On January 1, 2009 we reclassified the fair value of common stock purchase warrants, which have exercise price reset and anti-liquidation features, from equity to liability status as if these warrants were treated as a derivative liability since their date of issue. We established a long-term warrant liability of $6.6 million to recognize the fair value of such warrants. In the three months ended March 30, 2009, the fair value of these common stock purchase warrants decreased because of a decrease in the stock price, resulting in a gain for the quarter. In the three months ended June 30, 2009, the fair value of these common stock purchase warrants increased to $3.2 million because of an increase in the stock price. We recognized a $0.5 million non-cash expense from the change in fair value of these warrants for the three months ended June 30, 2009. In the three months ended September 30, 2009 the fair value of the common stock purchase warrants increased again, due to an increase in the stock price.
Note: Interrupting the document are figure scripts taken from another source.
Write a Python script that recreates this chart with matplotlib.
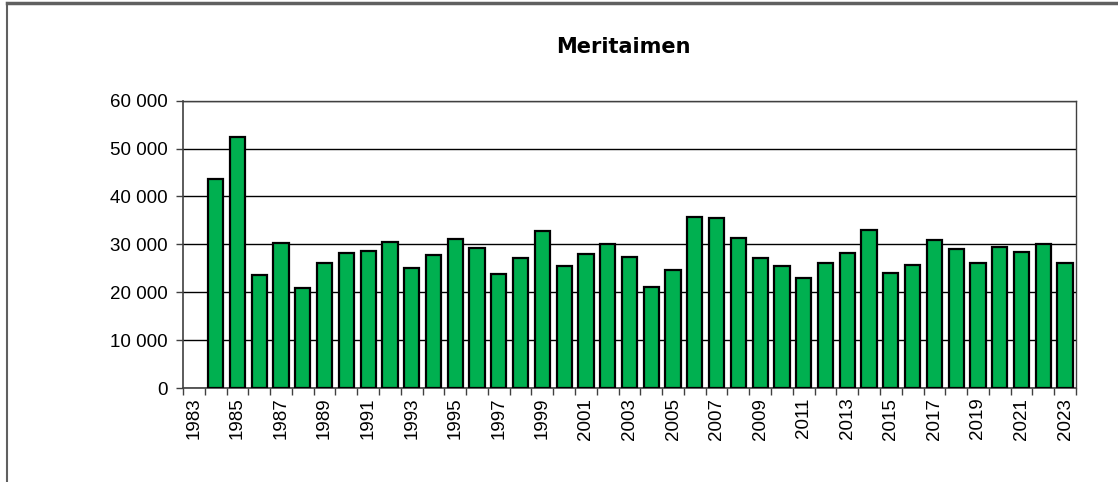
"""Meritaimen: yearly catch bar chart."""
import numpy as np
import matplotlib
matplotlib.use("Agg")
import matplotlib.pyplot as plt
from matplotlib.ticker import FuncFormatter, FixedLocator

plt.rcParams["font.family"] = ["Liberation Sans", "DejaVu Sans"]

years = list(range(1983, 2024))
# 1983 has no value
catch = [np.nan, 43600, 52400, 23500, 30200, 20800, 26100, 28200, 28600, 30500,
         25100, 27800, 31100, 29300, 23900, 27200, 32800, 25400, 27900, 30100,
         27400, 21200, 24700, 35800, 35500, 31400, 27200, 25500, 22900, 26100,
         28100, 33000, 24000, 25700, 30900, 29100, 26100, 29500, 28400, 30000,
         26100]
title = "Meritaimen"

fig = plt.figure(figsize=(11.18, 4.82), dpi=100)
ax = fig.add_axes([0.1637, 0.195, 0.7987, 0.596])

x = np.arange(len(years))
ax.bar(x, catch, width=0.7, color="#00B050", edgecolor="black", linewidth=1.6, zorder=3)

ax.set_xlim(-0.5, len(years) - 0.5)
ax.set_ylim(0, 60000)
ax.set_yticks(range(0, 60001, 10000))
ax.yaxis.set_major_formatter(FuncFormatter(lambda v, p: f"{int(v):,}".replace(",", " ")))
ax.grid(axis="y", color="black", linewidth=1.0, zorder=1)

# labels every other year, tick marks between categories
ax.set_xticks(x[::2])
ax.set_xticklabels([str(y) for y in years[::2]], rotation=90)
ax.tick_params(axis="x", which="major", length=0, pad=7)
ax.xaxis.set_minor_locator(FixedLocator(np.arange(-0.5, len(years), 1.0)))
ax.tick_params(axis="x", which="minor", length=5, width=1.0, color="#404040")
ax.tick_params(axis="y", length=5, width=1.0, color="#404040", pad=6)
ax.tick_params(labelsize=13.5)

for s in ["left", "bottom"]:
    ax.spines[s].set_color("#404040")
    ax.spines[s].set_linewidth(1.2)
for s in ["top", "right"]:
    ax.spines[s].set_color("#404040")
    ax.spines[s].set_linewidth(1.0)

fig.text(0.558, 0.902, title, ha="center", va="center", fontsize=15,
         fontweight="heavy", family="DejaVu Sans")

# outer chart frame (left and top edges visible)
fig.add_artist(plt.Line2D([0.0063, 0.0063], [0, 0.993], color="#606060", linewidth=1.5))
fig.add_artist(plt.Line2D([0.0063, 1.0], [0.993, 0.993], color="#606060", linewidth=2.5))

fig.savefig("out.png", dpi=100)
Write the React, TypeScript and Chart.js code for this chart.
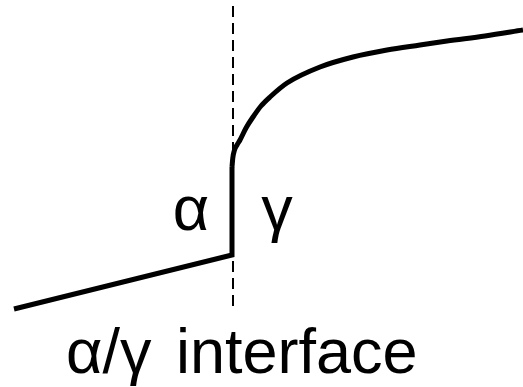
import React, { useEffect, useRef } from "react";
import { Chart, registerables } from "chart.js";

Chart.register(...registerables);

// Composition profile across the α/γ interface (x: distance, y: concentration)
const alphaBranch = [
  { x: 14, y: 78 },
  { x: 232, y: 132 },
  { x: 232, y: 220 },
];

const gammaBranch = [
  { x: 232, y: 220 },
  { x: 232.8, y: 229 },
  { x: 234.5, y: 237 },
  { x: 237, y: 242 },
  { x: 240, y: 247 },
  { x: 246, y: 259 },
  { x: 253, y: 270 },
  { x: 261, y: 281 },
  { x: 270, y: 290 },
  { x: 287, y: 304 },
  { x: 320, y: 320 },
  { x: 353, y: 330 },
  { x: 387, y: 337 },
  { x: 420, y: 342 },
  { x: 447, y: 346 },
  { x: 485, y: 351 },
  { x: 523, y: 357 },
];

const interfaceLine = [
  { x: 233, y: 381 },
  { x: 233, y: 80 },
];

// Phase labels and the caption under the interface
const labelTexts = ["α", "γ", "α/γ", "interface"];
const labelX = [191, 277, 66, 176];
const labelY = [157, 157, 14, 14];
const labelAlign: CanvasTextAlign[] = ["center", "center", "left", "left"];

const textPlugin = {
  id: "phaseLabels",
  afterDatasetsDraw(chart: Chart) {
    const { ctx, scales } = chart;
    const xs = scales.x;
    const ys = scales.y;
    ctx.save();
    ctx.fillStyle = "#000";
    ctx.font = '63px "Liberation Sans", Arial, sans-serif';
    ctx.textBaseline = "alphabetic";
    labelTexts.forEach((t, i) => {
      ctx.textAlign = labelAlign[i];
      ctx.fillText(t, xs.getPixelForValue(labelX[i]), ys.getPixelForValue(labelY[i]));
    });
    ctx.restore();
  },
};

export default function App() {
  const canvasRef = useRef<HTMLCanvasElement | null>(null);

  useEffect(() => {
    if (!canvasRef.current) return;
    const chart = new Chart(canvasRef.current, {
      type: "line",
      data: {
        datasets: [
          {
            data: interfaceLine,
            borderColor: "#000",
            borderWidth: 2,
            borderDash: [11, 6],
            pointRadius: 0,
            tension: 0,
          },
          {
            data: alphaBranch,
            borderColor: "#000",
            borderWidth: 5,
            borderJoinStyle: "miter",
            pointRadius: 0,
            tension: 0,
          },
          {
            data: gammaBranch,
            borderColor: "#000",
            borderWidth: 5,
            borderJoinStyle: "round",
            pointRadius: 0,
            cubicInterpolationMode: "monotone",
          },
        ],
      },
      options: {
        animation: false,
        responsive: false,
        maintainAspectRatio: false,
        layout: { padding: 0 },
        plugins: {
          legend: { display: false },
          tooltip: { enabled: false },
        },
        clip: false,
        scales: {
          x: { type: "linear", min: 0, max: 523, display: false },
          y: { type: "linear", min: 0, max: 387, display: false },
        },
      },
      plugins: [textPlugin],
    });
    return () => chart.destroy();
  }, []);

  return (
    <div style={{ position: "absolute", left: 0, top: 0, width: 523, height: 387, background: "#fff" }}>
      <canvas ref={canvasRef} width={523} height={387} />
    </div>
  );
}
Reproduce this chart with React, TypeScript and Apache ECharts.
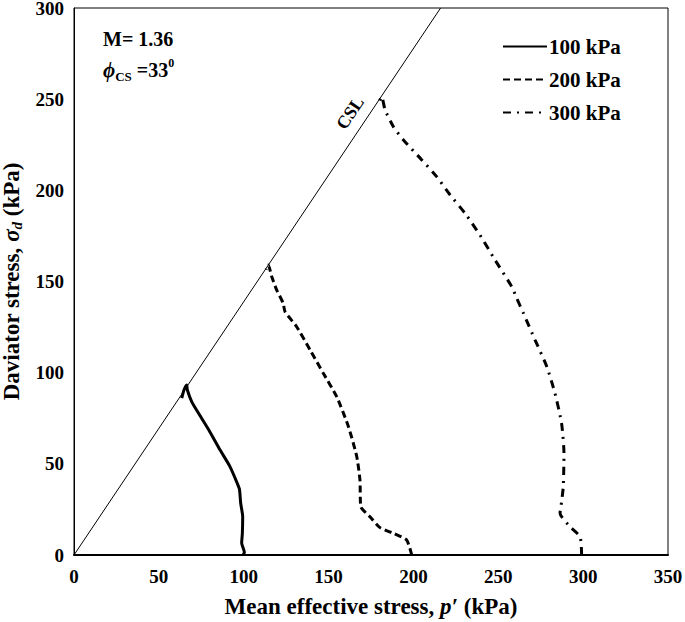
import React, { useEffect, useRef } from "react";
import * as echarts from "echarts";

// Stress paths: mean effective stress p' (kPa) and deviator stress q (kPa)
const p100 = [99.6, 100.4, 98.8, 99.2, 99.4, 98.2, 97.5, 95.9, 91.9, 86.0, 80.1, 74.2, 69.4, 66.8, 66.4, 64.8, 63.5];
const q100 = [0, 1.5, 6.6, 12.0, 21.0, 28.5, 36.0, 40.0, 48.5, 57.7, 67.5, 76.5, 84.0, 90.5, 93.3, 90.5, 86.0];

const p200 = [199.0, 196.0, 188.2, 180.3, 174.4, 169.0, 168.5, 166.6, 161.7, 154.8, 146.9, 139.1, 131.2, 124.3, 123.3, 119.4, 116.5, 114.5, 113.2];
const q200 = [0, 8.2, 11.9, 15.0, 21.0, 26.5, 41.0, 54.0, 70.4, 86.8, 99.7, 112.5, 125.2, 133.5, 138.0, 145.4, 152.7, 159.0, 156.5];

const p300 = [299.1, 298.2, 292.3, 286.4, 287.3, 288.3, 288.7, 287.3, 283.4, 278.6, 271.7, 264.8, 260.9, 257.9, 248.1, 239.2, 230.4, 221.6, 213.7, 204.9, 194.1, 188.2, 183.3, 181.3, 180.0];
const q300 = [0, 10.0, 15.5, 22.9, 29.2, 37.5, 55.8, 72.2, 88.7, 103.3, 117.9, 132.6, 140.8, 147.2, 161.8, 175.5, 187.4, 197.5, 207.5, 216.7, 227.6, 234.9, 244.1, 251.4, 249.0];

// Critical state line
const cslP = [0, 216];
const cslQ = [0, 300];

const seriesNames = ["100 kPa", "200 kPa", "300 kPa"];
const xTicks = { min: 0, max: 350, interval: 50 };
const yTicks = { min: 0, max: 300, interval: 50 };

const FONT = "'Liberation Serif', 'Times New Roman', serif";

const zip = (a: number[], b: number[]) => a.map((v, i) => [v, b[i]]);

export default function App() {
  const ref = useRef<HTMLDivElement>(null);
  useEffect(() => {
    if (!ref.current) return;
    const chart = echarts.init(ref.current, undefined, { renderer: "svg" });
    const base = { fontFamily: FONT, fontWeight: "bold" as const, color: "#000" };
    chart.setOption({
      animation: false,
      backgroundColor: "#fff",
      grid: {
        left: 74,
        right: 17,
        top: 8,
        bottom: 67,
        show: true,
        borderColor: "#000",
        borderWidth: 1,
        containLabel: false,
        outerBoundsMode: "none",
      },
      xAxis: {
        type: "value",
        ...xTicks,
        splitLine: { show: false },
        axisTick: { show: false },
        axisLine: { lineStyle: { color: "#000", width: 2 } },
        axisLabel: { ...base, fontSize: 19, margin: 12 },
        name: "{b|Mean effective stress, }{i|p′}{b| (kPa)}",
        nameLocation: "middle",
        nameGap: 40,
        nameTextStyle: {
          rich: {
            b: { ...base, fontSize: 23 },
            i: { ...base, fontSize: 23, fontStyle: "italic" },
          },
        },
      },
      yAxis: {
        type: "value",
        ...yTicks,
        splitLine: { show: false },
        axisTick: { show: false },
        axisLine: { lineStyle: { color: "#000", width: 1 } },
        axisLabel: { ...base, fontSize: 19, margin: 10 },
        name: "{b|Daviator stress, }{i|σ}{s|d}{b| (kPa)}",
        nameLocation: "middle",
        nameGap: 42,
        nameTextStyle: {
          rich: {
            b: { ...base, fontSize: 23, lineHeight: 26 },
            i: { ...base, fontSize: 23, fontStyle: "italic", lineHeight: 26 },
            s: { ...base, fontSize: 15, fontStyle: "italic", lineHeight: 15, verticalAlign: "bottom" },
          },
        },
      },
      legend: {
        data: seriesNames,
        orient: "vertical",
        left: 497,
        top: 31,
        itemWidth: 44,
        itemHeight: 12,
        itemGap: 12,
        itemStyle: { opacity: 0 },
        textStyle: { ...base, fontSize: 21, padding: [0, 0, 0, -3] },
      },
      series: [
        {
          name: "CSL",
          type: "line",
          data: zip(cslP, cslQ),
          symbol: "none",
          silent: true,
          lineStyle: { color: "#000", width: 1 },
        },
        {
          name: seriesNames[0],
          type: "line",
          data: zip(p100, q100),
          symbol: "none",
          smooth: 0.2,
          color: "#000",
          lineStyle: { color: "#000", width: 3, type: "solid" },
        },
        {
          name: seriesNames[1],
          type: "line",
          data: zip(p200, q200),
          symbol: "none",
          smooth: 0.2,
          color: "#000",
          lineStyle: { color: "#000", width: 3, type: [7, 4] },
        },
        {
          name: seriesNames[2],
          type: "line",
          data: zip(p300, q300),
          symbol: "none",
          smooth: 0.2,
          color: "#000",
          lineStyle: { color: "#000", width: 3, type: [8, 6, 2, 6] },
        },
      ],
      graphic: [
        {
          type: "text",
          left: 103,
          top: 29,
          style: { text: "M= 1.36", font: `bold 20px ${FONT}`, fill: "#000" },
        },
        {
          type: "text",
          left: 103,
          top: 57,
          style: {
            text: "{i|ϕ}{s|CS}{b| =33}{p|0}",
            fill: "#000",
            rich: {
              i: { ...base, fontSize: 21, fontStyle: "italic", lineHeight: 26 },
              s: { ...base, fontSize: 13, lineHeight: 14, verticalAlign: "bottom" },
              b: { ...base, fontSize: 20, lineHeight: 26 },
              p: { ...base, fontSize: 12, lineHeight: 14, verticalAlign: "top" },
            },
          },
        },
        {
          type: "text",
          x: 350,
          y: 113,
          rotation: (56 * Math.PI) / 180,
          style: {
            text: "CSL",
            font: `bold 18px ${FONT}`,
            fill: "#000",
            align: "center",
            verticalAlign: "middle",
          },
        },
      ],
    });
    return () => chart.dispose();
  }, []);
  return (
    <div
      ref={ref}
      style={{ position: "fixed", left: 0, top: 0, width: 685, height: 622 }}
    />
  );
}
We recognized a $2.6 million expense for the three months ended September 30, 2009.

General and administrative expenses totaled $3,898,666 for the nine months ended September 30, 2009 compared to $3,802,673 for the same period of 2008. The increase of $95,993 or 3% for the nine months ended September 30, 2009 compared to the same period in 2008 was primarily attributable to increased litigation expenses of $115,029 and increased non-cash stock-based compensation expense of $38,737 offset by expense decreases spread over a wide range of categories and reflects management s ongoing efforts to manage cash consumption.
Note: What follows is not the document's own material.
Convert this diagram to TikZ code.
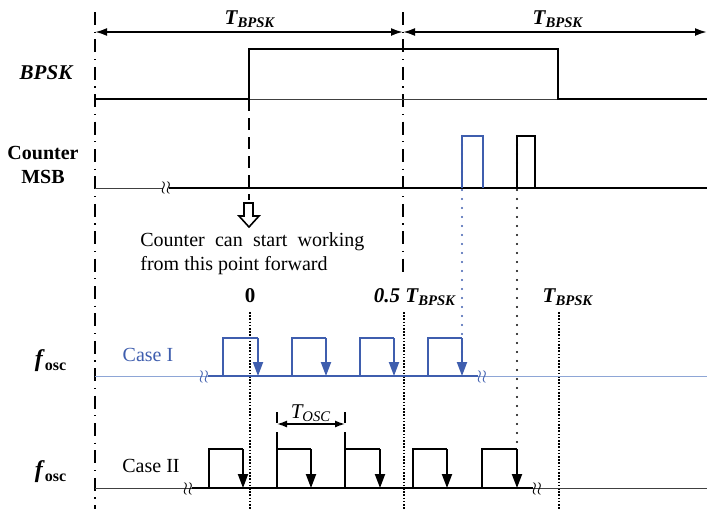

On January 1, 2009 we reclassified the fair value of common stock purchase warrants, which have exercise price reset and anti-liquidation features, from equity to liability classification as if these warrants were treated as a derivative liability since their date of issue. We established a long-term warrant liability of $6.6 million to recognize the fair value of such warrants. In the first quarter ended March 30, 2009, the fair value of these common stock purchase warrants decreased because of a decrease in the stock price, resulting in a gain for the quarter. In the three months ended June 30, 2009, the fair value of these common stock purchase warrants increased to $3.2 million because of an increase in the stock price. We recognized a $473,799 non-cash expense from the change in fair value of these warrants for the three months ended June 30, 2009. In the three months ended September 30, 2009, the fair value of these common stock purchase warrants increased to $5.6 million due to an increase in the stock price. We recognized a $2.6 million non-cash expense (or loss) from the change in fair value of these warrants for the three months ended September 30, 2009. The net gain for the nine month period ended September 30, 2009 is $761,178.
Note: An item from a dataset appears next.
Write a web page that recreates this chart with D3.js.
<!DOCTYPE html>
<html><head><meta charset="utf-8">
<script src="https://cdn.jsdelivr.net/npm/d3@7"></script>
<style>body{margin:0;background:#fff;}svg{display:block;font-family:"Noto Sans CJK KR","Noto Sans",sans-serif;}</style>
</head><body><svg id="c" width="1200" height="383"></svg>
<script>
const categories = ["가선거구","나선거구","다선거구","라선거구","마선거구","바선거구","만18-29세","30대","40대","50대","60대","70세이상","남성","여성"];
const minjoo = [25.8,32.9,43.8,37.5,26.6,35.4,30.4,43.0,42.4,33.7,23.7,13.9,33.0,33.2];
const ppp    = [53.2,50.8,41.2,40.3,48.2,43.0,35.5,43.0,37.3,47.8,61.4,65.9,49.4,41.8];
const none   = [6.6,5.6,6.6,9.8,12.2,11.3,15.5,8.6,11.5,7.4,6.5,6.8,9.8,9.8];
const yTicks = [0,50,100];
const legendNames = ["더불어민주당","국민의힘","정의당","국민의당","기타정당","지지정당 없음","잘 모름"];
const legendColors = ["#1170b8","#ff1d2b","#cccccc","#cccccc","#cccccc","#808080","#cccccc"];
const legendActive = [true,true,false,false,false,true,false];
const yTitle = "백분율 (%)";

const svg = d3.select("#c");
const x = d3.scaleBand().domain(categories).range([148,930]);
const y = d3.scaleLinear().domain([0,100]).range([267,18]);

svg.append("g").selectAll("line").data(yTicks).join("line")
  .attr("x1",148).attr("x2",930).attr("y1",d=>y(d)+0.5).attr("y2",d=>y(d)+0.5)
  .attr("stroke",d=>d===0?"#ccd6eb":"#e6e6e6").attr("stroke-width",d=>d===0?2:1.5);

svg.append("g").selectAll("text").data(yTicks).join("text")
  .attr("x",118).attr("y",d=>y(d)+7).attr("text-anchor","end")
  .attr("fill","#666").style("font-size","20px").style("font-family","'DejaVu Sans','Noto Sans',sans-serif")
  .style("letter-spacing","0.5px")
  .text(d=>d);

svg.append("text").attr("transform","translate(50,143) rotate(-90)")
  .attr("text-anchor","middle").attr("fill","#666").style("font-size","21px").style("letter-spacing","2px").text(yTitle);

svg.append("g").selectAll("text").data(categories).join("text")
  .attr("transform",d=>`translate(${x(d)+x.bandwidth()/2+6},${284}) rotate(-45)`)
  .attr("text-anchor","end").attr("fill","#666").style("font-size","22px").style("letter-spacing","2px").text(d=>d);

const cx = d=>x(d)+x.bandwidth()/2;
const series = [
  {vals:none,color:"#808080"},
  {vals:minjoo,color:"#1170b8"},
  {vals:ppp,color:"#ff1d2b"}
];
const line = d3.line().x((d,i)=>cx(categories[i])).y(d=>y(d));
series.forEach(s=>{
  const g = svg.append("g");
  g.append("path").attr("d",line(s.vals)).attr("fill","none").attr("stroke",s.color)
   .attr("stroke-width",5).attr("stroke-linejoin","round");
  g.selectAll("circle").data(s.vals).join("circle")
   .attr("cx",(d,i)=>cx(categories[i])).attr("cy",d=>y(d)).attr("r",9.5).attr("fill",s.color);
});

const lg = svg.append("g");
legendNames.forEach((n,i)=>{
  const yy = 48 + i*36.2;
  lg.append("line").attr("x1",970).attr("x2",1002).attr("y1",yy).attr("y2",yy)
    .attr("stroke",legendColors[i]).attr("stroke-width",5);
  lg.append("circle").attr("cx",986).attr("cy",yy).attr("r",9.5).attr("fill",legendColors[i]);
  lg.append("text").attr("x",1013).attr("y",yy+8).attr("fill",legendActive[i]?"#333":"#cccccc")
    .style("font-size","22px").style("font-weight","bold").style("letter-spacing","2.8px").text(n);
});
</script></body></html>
Total cash and cash equivalents was $2,240,715 and $5,249,805 for the nine months ended September 30, 2009 and 2008, respectively. The decrease in our cash and cash equivalents of $3,009,090 or 57% for the nine months ended September 30, 2009 compared to the same period in 2008 was primarily attributed to placement of our common equity of $2,711,211 in the first nine months of 2008 versus $1,219,510 in the first nine months of 2009.